Day: June 4, 2015

Irksome Internet

The Internet has been getting on my nerves lately.

There are several blogs that I often read but from which I will have to give a break, perhaps indefinitely.  On an intellectual level, kudos to the writers; I wish them well, and I hope for their continued success.

Viscerally, I mostly just want to punch them in the face. I just cannot take all the perfection and all the thoughtfulness and all the balance.

It goes something like this.

You know this thing that the society says women can’t have or usually don’t have?
Well, I have no idea where that comes from, because I totally have it in oodles. I have never even had a problem with getting it. My balance has never been better; here’s a pic of all the balance. 

I have been trying to figure out what irritates me in such posts, because I agree that women get put down a lot and I should not be contributing to the putting down, so I don’t. But the grumpiness remains, and I think it’s probably the same thing that irritates me about some of my perfect colleagues, male or female: nobody is that perfect, and the fact that someone wants me to play that game where we both pretend they are flawless is an insult to my intelligence and a waste of both our time.

I read a lot of blogs by professional women, and I don’t care what they write about, as long as they sound like actual real people. What that means, I suppose, is that I can recognize my own life in their writing or that I can somehow identify with what they go through. I don’t mean to imply that people have to bitch and moan and vent. Some people are more into venting than others. But I suppose I want to see some undoctored emotion, something genuine — joy, pain, anger, anguish, laughter, snark, something.
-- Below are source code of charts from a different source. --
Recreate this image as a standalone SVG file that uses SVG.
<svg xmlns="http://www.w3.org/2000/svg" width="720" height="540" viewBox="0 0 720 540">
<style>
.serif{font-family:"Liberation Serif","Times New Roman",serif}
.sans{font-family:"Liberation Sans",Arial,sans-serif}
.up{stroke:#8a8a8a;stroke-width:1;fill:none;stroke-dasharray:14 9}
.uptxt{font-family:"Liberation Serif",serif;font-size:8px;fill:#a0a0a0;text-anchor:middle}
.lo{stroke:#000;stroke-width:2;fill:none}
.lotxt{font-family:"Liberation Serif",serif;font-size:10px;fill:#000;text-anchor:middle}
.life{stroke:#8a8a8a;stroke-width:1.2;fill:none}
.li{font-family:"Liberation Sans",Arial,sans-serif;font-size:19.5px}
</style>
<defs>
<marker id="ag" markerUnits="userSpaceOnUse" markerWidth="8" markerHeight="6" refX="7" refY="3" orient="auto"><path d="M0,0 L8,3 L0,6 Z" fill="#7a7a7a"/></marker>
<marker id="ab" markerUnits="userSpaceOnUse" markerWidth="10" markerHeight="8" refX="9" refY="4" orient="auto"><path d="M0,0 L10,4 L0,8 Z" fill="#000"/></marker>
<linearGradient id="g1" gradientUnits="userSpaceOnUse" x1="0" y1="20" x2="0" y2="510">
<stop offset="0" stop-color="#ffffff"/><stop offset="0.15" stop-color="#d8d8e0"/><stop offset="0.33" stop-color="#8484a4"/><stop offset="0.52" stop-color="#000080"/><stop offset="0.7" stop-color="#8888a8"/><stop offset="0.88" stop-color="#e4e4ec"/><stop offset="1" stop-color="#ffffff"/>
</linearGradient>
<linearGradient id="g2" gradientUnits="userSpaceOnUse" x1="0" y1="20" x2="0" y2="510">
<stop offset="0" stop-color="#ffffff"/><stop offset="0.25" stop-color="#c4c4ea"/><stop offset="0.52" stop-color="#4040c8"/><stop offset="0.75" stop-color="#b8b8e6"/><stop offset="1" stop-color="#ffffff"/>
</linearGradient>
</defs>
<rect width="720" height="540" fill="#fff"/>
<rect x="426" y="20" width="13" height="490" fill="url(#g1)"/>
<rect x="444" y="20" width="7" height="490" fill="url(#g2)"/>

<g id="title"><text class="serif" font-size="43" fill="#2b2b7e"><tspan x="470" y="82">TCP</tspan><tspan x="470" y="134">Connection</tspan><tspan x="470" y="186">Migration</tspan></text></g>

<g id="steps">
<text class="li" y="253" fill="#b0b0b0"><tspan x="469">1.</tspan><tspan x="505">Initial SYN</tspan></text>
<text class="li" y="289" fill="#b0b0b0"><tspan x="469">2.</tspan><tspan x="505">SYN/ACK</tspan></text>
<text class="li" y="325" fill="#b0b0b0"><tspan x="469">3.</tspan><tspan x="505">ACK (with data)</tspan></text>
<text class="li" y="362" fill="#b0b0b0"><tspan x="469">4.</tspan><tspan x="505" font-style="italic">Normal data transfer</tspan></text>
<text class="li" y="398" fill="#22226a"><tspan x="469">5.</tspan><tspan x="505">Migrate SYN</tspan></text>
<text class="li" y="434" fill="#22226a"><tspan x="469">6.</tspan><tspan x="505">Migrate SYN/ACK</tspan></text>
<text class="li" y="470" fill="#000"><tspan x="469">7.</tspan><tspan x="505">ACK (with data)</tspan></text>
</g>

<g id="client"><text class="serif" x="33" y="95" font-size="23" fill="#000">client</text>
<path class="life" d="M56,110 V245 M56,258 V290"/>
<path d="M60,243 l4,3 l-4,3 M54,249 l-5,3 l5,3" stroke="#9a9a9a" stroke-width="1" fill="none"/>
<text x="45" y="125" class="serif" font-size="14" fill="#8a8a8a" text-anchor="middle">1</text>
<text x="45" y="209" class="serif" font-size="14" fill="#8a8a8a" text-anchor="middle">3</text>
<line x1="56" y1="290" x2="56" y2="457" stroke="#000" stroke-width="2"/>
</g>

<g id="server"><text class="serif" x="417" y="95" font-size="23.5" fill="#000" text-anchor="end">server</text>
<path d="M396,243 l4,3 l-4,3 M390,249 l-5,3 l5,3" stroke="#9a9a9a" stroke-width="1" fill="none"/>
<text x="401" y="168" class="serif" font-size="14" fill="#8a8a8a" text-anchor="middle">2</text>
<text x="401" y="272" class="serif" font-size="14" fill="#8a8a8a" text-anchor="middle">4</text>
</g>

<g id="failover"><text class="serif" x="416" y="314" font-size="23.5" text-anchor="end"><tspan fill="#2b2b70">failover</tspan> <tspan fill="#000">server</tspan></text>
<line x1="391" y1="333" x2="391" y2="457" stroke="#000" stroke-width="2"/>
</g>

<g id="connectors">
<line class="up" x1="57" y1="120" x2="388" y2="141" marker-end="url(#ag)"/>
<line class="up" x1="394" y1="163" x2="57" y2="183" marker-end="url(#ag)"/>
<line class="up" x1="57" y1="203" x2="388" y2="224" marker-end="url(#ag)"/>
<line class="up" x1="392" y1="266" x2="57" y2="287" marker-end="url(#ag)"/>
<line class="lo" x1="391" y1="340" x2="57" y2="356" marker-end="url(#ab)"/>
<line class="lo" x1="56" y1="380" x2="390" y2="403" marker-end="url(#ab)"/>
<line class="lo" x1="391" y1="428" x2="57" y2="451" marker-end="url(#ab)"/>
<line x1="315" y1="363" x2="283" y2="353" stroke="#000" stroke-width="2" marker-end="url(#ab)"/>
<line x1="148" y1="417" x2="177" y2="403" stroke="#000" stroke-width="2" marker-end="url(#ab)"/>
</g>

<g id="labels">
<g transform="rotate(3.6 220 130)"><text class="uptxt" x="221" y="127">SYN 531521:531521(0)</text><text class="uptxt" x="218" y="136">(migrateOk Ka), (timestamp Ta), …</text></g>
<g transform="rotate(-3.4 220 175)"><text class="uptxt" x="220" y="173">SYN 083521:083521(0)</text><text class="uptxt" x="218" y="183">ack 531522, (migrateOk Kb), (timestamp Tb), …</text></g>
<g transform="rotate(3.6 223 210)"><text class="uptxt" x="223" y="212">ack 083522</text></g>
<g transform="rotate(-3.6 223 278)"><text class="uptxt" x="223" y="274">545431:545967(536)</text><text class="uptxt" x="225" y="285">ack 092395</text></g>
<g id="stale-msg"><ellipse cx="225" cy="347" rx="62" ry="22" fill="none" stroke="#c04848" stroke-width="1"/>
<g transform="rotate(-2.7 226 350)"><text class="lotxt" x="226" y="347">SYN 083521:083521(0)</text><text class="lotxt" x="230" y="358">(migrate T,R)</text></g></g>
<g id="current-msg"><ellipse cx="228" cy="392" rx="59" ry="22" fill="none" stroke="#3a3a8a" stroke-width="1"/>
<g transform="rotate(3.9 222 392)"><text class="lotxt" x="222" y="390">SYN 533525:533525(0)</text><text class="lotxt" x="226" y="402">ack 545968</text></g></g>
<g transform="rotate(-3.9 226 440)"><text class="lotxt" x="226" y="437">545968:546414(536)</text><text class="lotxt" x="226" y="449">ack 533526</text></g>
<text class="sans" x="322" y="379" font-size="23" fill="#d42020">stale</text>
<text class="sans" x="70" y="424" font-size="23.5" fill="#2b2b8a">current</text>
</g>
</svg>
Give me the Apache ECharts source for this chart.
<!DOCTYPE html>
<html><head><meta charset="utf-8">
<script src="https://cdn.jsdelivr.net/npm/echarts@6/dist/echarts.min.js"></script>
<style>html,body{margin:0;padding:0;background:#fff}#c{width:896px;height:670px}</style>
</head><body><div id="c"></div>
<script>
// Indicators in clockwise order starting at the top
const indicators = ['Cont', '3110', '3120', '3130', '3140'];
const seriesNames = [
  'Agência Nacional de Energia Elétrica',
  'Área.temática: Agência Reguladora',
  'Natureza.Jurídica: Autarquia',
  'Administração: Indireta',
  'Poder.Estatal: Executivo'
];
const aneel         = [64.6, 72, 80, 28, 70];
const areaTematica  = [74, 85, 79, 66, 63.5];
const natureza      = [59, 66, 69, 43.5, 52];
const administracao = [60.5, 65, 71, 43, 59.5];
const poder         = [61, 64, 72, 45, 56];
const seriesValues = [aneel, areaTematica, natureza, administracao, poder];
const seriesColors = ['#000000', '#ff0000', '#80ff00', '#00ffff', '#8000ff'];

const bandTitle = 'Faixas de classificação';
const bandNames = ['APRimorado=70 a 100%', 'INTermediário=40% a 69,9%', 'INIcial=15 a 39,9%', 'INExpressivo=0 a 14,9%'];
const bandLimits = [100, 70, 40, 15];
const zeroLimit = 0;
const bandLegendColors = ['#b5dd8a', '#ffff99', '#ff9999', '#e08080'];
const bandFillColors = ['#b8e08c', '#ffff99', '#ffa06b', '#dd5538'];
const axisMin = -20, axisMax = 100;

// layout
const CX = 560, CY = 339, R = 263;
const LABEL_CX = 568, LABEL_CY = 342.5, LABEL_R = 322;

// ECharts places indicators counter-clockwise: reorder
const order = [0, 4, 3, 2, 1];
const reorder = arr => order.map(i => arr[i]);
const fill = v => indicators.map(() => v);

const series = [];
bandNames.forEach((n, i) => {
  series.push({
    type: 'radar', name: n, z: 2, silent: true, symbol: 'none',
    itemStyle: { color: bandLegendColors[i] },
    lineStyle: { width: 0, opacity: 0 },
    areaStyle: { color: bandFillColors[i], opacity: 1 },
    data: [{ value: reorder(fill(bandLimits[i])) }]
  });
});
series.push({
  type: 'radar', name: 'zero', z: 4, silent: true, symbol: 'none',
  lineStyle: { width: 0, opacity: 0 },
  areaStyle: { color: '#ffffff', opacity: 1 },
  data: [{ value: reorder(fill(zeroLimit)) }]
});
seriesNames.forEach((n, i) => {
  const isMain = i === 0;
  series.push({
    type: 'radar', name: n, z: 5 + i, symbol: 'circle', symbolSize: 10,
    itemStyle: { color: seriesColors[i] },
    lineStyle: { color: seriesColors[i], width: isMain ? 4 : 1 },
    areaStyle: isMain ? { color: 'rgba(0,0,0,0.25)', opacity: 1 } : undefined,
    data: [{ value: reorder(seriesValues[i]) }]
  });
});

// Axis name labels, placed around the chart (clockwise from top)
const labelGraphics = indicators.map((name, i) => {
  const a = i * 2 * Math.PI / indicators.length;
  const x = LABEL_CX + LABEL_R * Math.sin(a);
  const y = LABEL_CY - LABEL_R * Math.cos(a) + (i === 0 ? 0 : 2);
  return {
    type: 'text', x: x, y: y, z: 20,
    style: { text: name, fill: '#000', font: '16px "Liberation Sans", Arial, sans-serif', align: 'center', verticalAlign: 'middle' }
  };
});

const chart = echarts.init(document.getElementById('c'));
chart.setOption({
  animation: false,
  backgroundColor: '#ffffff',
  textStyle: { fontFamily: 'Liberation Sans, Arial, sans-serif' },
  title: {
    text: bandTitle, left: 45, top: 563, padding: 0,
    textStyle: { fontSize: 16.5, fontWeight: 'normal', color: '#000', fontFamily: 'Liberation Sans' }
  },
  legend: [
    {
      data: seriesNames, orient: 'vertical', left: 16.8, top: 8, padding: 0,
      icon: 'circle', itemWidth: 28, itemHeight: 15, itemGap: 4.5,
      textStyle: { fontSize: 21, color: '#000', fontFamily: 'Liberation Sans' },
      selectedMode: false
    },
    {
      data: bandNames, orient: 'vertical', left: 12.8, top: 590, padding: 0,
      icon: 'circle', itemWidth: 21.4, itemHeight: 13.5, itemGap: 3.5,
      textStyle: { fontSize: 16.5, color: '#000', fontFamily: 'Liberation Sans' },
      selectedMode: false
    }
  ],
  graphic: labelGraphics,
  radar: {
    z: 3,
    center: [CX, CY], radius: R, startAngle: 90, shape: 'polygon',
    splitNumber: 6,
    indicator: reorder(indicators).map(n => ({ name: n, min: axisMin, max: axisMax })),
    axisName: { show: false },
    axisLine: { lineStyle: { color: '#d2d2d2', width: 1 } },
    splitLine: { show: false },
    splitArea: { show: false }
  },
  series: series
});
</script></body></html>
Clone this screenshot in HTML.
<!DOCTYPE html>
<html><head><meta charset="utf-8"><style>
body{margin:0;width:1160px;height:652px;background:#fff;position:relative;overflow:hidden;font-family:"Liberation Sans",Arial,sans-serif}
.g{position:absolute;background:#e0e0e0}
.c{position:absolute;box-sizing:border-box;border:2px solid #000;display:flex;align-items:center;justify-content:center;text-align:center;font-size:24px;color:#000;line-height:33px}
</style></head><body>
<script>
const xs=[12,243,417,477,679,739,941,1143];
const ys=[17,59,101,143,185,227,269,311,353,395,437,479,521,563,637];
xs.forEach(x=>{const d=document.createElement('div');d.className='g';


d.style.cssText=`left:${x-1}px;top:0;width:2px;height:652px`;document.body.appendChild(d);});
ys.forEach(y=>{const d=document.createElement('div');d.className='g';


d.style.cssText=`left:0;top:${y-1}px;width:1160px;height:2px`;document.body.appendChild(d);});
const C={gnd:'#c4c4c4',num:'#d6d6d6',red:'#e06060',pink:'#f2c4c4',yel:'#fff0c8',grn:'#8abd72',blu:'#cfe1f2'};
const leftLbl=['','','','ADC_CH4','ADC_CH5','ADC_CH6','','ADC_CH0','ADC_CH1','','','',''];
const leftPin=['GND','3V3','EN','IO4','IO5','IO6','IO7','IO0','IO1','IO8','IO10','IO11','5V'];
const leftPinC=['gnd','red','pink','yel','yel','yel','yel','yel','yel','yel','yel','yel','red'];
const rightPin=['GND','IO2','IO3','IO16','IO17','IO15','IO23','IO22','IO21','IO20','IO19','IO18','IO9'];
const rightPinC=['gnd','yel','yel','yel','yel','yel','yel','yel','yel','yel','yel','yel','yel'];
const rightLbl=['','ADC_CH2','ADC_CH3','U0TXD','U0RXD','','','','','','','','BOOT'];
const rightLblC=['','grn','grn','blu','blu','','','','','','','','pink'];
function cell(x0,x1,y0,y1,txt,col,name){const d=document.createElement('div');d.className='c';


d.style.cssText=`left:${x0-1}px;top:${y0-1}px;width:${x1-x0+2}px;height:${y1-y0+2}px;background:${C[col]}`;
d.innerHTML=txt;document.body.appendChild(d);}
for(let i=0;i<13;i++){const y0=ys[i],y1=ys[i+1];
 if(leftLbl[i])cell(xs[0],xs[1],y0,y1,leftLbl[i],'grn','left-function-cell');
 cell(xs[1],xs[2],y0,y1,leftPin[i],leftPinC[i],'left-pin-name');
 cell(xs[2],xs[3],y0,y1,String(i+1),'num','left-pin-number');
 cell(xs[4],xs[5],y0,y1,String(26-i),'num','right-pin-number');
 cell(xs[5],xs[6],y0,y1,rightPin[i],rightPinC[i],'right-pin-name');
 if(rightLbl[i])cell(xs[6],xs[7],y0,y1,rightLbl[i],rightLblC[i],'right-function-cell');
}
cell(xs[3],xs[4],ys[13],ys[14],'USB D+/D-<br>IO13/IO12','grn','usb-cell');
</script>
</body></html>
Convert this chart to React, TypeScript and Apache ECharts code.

I simply cannot connect with the writers whose every post seems like a thinly veiled ode to their perfect selves. I don’t know if that’s on purpose, or if they are unusually fortunate/privileged/detached/oblivious, or if it’s a branding thing, or yet another US regional thing that I don’t understand, but I am really developing a deep distaste for blogs that are supposed to be kinda-sorta personal, but really aren’t; instead, what they present is a highly manicured persona. I also can’t identify with the writers (perhaps that’s just a failure of imagination on my part) who present their personal lives as such an antiseptic utopia that even the nominally chaotic parts get bleached into blandness, with prose that is completely devoid of sharp or rough edges, hinting that even the chaos is an endearing part of their masterful plan.

Tangentially related, these days everyone seems to have a Twitter feed and it’s a strange, strange land. Clearly, many people spend a lot of time on Twitter and I am sure they find it fun or useful or something, but to me it seems completely terrifying. I find the people who are active on Twitter to be like the explorers venturing into uncharted jungles that are populated by cannibalistic tribes — it seems to be only a matter of time before you get eaten alive, so I can’t seem to understand why anyone would subject themselves to it.

Sometimes I think I would like people more without the Internet.